“Growing up, my parents used to give money gifts in multiples of 18. I know this number, chai, has a special significance to the Jews, but I don’t know why. What’s so special about it?”
Jews love life. I, of course, do not mean to imply that those who are not Jewish do not love life, but I do mean to say that a love for life is a fundamental focus of the Jewish tradition. The Torah begins with recounting the genesis of life in our universe. The first of the 613 commandments is the mitzvah to bring new life into this world. A “long life” is the only reward ever mentioned in the Torah for the performance of mitzvot. Other than in very extreme circumstances, the saving of a life supersedes every mitzvah in the Torah.
This focus on life also finds expression in Jewish culture and customs.
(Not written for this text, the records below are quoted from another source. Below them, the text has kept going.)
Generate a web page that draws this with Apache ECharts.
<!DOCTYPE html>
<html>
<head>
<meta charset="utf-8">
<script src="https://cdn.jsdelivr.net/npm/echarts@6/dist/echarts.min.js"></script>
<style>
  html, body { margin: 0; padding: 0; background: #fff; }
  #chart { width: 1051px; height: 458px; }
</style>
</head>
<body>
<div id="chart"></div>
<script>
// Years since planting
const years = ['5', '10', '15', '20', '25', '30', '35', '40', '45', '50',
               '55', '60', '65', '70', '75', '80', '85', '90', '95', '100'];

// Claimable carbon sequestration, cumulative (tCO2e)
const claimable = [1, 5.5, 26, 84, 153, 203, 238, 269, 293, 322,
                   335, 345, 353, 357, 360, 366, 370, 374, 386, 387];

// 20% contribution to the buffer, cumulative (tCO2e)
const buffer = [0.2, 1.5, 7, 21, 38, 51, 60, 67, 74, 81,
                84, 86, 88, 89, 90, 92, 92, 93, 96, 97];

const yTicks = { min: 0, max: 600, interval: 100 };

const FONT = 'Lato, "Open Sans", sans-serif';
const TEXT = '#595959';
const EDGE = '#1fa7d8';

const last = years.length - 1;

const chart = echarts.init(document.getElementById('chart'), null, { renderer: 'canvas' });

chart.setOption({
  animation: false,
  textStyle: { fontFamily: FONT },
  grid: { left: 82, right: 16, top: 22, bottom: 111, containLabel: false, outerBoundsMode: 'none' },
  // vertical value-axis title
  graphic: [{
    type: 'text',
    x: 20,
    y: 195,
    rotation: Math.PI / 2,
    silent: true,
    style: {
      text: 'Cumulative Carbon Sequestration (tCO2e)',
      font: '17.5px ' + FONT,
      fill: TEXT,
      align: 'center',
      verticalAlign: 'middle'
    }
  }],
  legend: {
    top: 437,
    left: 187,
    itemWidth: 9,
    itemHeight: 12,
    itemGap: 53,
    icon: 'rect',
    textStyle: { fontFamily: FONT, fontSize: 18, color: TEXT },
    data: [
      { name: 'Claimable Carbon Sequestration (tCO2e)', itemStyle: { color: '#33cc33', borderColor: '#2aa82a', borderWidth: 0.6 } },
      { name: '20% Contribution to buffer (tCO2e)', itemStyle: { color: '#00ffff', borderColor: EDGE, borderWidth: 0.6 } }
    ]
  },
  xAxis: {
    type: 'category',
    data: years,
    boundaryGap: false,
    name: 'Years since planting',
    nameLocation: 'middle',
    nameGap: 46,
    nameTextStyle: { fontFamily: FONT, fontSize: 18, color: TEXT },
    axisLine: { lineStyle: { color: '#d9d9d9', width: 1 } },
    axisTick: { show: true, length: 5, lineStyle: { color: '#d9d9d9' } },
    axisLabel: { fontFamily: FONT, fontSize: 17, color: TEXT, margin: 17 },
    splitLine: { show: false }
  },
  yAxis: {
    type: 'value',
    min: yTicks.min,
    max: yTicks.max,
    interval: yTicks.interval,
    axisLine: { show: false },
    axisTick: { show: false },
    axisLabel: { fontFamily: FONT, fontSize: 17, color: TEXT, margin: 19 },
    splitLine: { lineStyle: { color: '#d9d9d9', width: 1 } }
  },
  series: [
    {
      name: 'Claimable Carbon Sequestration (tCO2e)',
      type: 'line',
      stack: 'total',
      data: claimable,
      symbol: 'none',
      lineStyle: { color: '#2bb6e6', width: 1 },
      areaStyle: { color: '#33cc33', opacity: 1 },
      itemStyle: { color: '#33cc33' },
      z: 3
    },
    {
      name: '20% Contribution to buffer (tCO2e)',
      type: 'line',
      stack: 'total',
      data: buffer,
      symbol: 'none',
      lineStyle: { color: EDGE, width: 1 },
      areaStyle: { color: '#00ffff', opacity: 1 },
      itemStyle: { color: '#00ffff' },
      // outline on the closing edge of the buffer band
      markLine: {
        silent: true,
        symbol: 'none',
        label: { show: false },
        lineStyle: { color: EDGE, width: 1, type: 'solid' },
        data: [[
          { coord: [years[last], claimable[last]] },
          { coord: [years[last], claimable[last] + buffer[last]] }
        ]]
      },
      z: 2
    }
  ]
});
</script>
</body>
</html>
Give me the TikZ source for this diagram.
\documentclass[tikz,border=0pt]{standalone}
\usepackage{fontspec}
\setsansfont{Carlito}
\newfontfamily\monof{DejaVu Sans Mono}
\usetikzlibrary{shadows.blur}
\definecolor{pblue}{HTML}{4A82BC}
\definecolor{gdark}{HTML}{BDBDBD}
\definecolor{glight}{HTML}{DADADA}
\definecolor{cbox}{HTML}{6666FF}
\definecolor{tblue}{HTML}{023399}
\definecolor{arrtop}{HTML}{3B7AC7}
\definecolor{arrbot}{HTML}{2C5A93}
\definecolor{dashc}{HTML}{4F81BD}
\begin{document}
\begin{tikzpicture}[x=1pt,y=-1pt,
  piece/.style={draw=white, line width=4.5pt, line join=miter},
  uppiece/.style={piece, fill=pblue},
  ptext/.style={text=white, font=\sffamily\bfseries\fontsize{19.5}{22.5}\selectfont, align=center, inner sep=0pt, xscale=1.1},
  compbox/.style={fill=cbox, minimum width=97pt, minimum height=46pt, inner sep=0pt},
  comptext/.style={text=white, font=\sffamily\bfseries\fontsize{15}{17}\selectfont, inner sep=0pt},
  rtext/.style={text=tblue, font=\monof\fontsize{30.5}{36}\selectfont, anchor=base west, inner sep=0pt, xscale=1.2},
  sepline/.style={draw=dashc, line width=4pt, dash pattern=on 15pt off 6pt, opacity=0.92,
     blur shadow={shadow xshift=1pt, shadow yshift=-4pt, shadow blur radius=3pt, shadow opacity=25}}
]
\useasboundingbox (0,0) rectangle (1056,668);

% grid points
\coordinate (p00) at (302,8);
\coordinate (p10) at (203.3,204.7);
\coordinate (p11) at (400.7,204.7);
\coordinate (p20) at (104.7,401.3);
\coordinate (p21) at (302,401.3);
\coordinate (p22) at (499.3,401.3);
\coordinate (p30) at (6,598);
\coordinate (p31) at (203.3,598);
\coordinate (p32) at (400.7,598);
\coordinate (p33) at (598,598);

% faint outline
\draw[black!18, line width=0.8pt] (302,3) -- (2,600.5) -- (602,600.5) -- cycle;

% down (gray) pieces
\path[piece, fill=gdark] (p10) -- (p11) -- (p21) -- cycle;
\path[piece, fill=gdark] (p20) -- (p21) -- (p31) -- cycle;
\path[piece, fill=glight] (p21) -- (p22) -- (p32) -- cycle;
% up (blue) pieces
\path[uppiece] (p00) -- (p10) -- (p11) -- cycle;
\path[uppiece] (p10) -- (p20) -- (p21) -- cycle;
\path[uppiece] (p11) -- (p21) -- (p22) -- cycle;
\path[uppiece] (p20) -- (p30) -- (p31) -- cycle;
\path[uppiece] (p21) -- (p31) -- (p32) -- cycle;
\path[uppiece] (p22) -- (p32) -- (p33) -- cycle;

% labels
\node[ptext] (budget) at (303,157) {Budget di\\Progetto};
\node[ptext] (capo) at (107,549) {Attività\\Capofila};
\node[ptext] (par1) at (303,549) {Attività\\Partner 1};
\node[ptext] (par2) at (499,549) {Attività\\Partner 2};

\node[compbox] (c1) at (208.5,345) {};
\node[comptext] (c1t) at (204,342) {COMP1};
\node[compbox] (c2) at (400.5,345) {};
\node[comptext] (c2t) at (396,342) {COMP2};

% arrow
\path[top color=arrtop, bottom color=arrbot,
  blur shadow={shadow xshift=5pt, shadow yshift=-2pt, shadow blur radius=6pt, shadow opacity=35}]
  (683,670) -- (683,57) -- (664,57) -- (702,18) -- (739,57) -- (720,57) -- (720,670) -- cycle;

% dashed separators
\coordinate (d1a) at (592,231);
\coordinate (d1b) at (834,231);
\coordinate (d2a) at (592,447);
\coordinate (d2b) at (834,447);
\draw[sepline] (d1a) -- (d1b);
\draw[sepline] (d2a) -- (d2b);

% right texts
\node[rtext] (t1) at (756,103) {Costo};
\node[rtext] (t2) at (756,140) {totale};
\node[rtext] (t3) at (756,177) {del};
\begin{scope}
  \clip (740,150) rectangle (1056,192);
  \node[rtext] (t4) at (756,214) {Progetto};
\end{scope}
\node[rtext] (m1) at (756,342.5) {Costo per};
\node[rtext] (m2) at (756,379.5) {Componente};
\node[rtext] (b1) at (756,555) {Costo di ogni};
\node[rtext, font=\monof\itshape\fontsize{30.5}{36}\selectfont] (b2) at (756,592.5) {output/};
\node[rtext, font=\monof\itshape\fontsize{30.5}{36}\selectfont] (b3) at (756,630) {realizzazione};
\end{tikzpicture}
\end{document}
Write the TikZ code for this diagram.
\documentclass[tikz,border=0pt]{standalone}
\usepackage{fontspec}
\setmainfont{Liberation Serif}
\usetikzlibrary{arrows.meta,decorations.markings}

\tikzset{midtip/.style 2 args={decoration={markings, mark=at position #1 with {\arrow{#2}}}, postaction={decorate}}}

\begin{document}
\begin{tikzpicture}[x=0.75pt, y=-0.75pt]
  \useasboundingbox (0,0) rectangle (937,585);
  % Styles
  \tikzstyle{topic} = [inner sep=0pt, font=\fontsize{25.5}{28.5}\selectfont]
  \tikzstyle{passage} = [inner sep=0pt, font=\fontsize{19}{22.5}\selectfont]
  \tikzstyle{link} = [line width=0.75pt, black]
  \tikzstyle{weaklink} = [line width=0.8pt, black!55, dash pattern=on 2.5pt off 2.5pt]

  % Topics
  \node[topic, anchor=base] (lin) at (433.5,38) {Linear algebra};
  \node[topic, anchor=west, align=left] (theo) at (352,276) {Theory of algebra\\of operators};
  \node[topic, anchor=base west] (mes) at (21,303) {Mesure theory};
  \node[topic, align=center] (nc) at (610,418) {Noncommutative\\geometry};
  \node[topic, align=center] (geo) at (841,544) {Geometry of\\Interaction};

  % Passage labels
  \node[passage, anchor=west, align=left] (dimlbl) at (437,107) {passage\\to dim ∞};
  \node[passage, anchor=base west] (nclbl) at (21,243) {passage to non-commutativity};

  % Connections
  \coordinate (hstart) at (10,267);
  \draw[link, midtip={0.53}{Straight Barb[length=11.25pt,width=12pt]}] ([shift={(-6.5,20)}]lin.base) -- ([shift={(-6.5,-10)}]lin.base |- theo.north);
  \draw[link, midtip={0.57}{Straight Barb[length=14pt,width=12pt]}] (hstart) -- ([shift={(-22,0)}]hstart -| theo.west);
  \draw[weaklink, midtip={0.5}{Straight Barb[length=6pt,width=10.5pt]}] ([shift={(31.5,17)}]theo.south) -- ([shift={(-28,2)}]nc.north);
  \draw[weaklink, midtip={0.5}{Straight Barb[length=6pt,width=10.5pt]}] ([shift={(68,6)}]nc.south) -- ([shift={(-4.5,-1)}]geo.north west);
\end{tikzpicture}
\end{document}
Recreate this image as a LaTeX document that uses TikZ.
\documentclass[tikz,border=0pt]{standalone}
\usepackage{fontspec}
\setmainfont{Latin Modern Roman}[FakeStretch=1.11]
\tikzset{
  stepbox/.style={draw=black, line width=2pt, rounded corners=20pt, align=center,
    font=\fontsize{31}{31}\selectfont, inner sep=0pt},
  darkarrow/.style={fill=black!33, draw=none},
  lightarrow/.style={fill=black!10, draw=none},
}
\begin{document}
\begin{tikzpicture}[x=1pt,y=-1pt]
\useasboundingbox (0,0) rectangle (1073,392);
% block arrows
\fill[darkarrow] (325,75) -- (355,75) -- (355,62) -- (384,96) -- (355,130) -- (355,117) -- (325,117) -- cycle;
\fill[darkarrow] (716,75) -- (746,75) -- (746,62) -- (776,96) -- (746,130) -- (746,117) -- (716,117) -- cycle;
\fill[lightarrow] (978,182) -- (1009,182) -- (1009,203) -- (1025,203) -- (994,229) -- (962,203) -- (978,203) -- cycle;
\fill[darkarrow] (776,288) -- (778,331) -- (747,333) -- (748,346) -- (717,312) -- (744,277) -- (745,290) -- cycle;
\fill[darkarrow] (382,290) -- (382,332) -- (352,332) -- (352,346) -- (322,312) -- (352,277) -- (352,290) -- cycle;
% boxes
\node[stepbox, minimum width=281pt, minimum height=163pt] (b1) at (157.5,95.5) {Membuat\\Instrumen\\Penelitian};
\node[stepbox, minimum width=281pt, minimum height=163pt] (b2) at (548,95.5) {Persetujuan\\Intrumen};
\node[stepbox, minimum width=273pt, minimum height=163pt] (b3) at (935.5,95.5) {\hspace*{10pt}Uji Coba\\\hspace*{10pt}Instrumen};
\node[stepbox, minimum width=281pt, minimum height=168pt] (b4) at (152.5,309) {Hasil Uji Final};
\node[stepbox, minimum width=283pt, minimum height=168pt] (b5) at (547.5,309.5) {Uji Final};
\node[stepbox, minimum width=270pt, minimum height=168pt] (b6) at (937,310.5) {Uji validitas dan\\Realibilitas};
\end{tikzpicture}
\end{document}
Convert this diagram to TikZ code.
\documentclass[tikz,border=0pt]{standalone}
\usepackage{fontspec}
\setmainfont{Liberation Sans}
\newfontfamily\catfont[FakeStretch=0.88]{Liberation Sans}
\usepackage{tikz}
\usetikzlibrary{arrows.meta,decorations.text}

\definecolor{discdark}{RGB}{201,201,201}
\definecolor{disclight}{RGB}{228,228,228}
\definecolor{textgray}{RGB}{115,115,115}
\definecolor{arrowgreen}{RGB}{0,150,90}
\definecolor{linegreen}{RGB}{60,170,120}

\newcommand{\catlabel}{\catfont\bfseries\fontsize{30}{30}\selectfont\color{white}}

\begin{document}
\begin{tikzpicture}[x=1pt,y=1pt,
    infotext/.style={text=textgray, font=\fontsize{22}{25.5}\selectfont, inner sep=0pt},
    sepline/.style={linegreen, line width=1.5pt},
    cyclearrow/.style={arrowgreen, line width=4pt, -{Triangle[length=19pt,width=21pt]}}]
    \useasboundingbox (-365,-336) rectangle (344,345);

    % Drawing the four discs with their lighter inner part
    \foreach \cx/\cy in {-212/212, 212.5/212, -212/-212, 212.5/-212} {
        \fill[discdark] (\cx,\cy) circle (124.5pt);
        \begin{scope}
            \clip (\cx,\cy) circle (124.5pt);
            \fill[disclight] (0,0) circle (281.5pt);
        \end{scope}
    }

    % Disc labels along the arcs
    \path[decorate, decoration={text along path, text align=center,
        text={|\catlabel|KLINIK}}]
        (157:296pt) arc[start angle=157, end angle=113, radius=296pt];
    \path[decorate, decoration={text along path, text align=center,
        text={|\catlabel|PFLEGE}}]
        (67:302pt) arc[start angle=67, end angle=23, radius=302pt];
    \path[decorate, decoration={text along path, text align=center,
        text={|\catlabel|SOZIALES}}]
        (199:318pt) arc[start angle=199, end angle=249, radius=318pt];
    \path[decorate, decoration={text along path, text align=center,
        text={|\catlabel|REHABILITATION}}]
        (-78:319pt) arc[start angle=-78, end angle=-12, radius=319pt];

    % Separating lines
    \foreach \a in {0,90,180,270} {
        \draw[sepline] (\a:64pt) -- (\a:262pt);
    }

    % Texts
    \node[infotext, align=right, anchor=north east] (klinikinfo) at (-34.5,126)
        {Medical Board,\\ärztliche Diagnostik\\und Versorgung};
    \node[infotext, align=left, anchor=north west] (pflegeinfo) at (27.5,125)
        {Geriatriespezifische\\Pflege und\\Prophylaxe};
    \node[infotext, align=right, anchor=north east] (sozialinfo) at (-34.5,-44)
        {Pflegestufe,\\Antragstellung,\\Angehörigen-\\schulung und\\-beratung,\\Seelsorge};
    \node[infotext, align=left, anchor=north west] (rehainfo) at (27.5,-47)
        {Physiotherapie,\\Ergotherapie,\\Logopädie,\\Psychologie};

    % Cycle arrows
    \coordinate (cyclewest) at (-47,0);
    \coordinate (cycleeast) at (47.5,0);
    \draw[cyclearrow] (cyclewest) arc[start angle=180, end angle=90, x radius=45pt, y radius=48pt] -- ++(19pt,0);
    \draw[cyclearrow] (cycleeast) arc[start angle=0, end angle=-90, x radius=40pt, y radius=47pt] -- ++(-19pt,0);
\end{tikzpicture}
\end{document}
When Jews drink alcohol, we say to each other, “L’chaim!”—which means “To life!” On a person’s birthday we traditionally do not say “Happy birthday,” but rather, “May you live till 120!” And, of course, the custom that you referenced in your question, namely to give to charity in multiples of 18. Why 18? All the letters of the Hebrew alphabet have a numerical value attached to them. Aleph is 1, Bet is 2, Yud is 10, etc. The Hebrew word for “life” is “chai.” That’s chet (8) and yud (10). Thus 18 stands for the “chai” or “life.”
This custom of giving charity in multiples of 18, relative to other Jewish customs, is quite recent. It does seem to have started with the Kaparot ritual performed on the day before Yom Kippur. Simply speaking, charity is given as close as possible to Yom Kippur in the hope that in the merit of giving tzedakah, the individual will be “sealed in the Book of Life.” Thus began the custom to give 18 (chai) dollars (or zlotys, rubles, etc.) for the Kaparot charity.
The chai amount clearly caught on and, at some point at the beginning of the 20th century, Jews started using chai for all forms of charity. I believe that the extension of the custom reflects the verse in Leviticus that tells us that giving financial support to someone in need brings that person to life, as it were.
Interestingly, the Hebrew word for death is “mavet,” which has the numerical value of 446. The Satmar Rebbe (1887-1979) is quoted as saying, “Wouldn’t it be great if people gave tzedakah corresponding to mavet and not chai?”
Avi Poupko is the rabbi of Congregation Ahavas Achim, a synagogue located in Newburyport.